Me again, Ken :) I just wanted to clarify – I was referring to yours being better than McD’s Big Mac Attacks…as well as these: http://www.cakespy.com/blog/2010/2/26/mac-attack-macarons-at-mcdonalds-in-paris.html

{ just so you don’t think I’m nutso, but you probably already do :) }

bigFATcook November 30, 2010 at 11:36 am

Holy Macarons!! :)) These look delicious!! :)

Greets from bigfatcook

Kim November 30, 2010 at 4:01 pm

Wow, these are beautiful. Just beautiful!

I recently learned how to make French macarons, courtesy of Helen. :o) I need to practice, practice, practice. Perhaps I’ll investigate what the mactweets thing is all about?!

Cheers to a great week –


My Man's Belly November 30, 2010 at 5:10 pm

These are gorgeous! I had no idea you were such a Mac Daddy!

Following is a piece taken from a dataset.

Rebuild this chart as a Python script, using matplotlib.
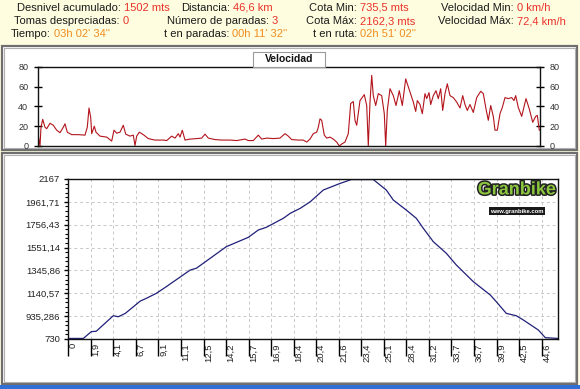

Deeba December 1, 2010 at 5:32 am

Wabbit…these are drop dead gorgeous! That pumpkin cream, spicy with fall warmth, has me enamoured. Sorry I’m here late, but I’m sure you saved one of the 32 for moi? Non?
Mac daddy…tee hee – ♥ it!
Thanks for coming back and ‘falling’ into the mac!

Jackie December 1, 2010 at 8:34 am

I have yet to make macarons, but you & Catty are convincing me that I need to. Now. I’ve got a few things that I’m on a mission to make by the end of the year: this has now made the list. I’ll keep you updated!

Jax x

Jamie December 2, 2010 at 6:04 am

Ken, these are gorgeous! You are the Mac King! And I love the filling you created, it is not only perfect with the chocolate but perfect for fall. Lovely! Your macs always take my breathe away!

Jamie December 2, 2010 at 6:04 am

Oh and Jackie really does need to start making macs!

marla December 11, 2010 at 11:43 pm

These macarons are beautiful & I bet they taste amazing!!

Judy December 16, 2010 at 4:17 am

First time on your blog, amazing recipes and pics. Wow. Love people who share the passion for food! Keep surviving for food, cheers!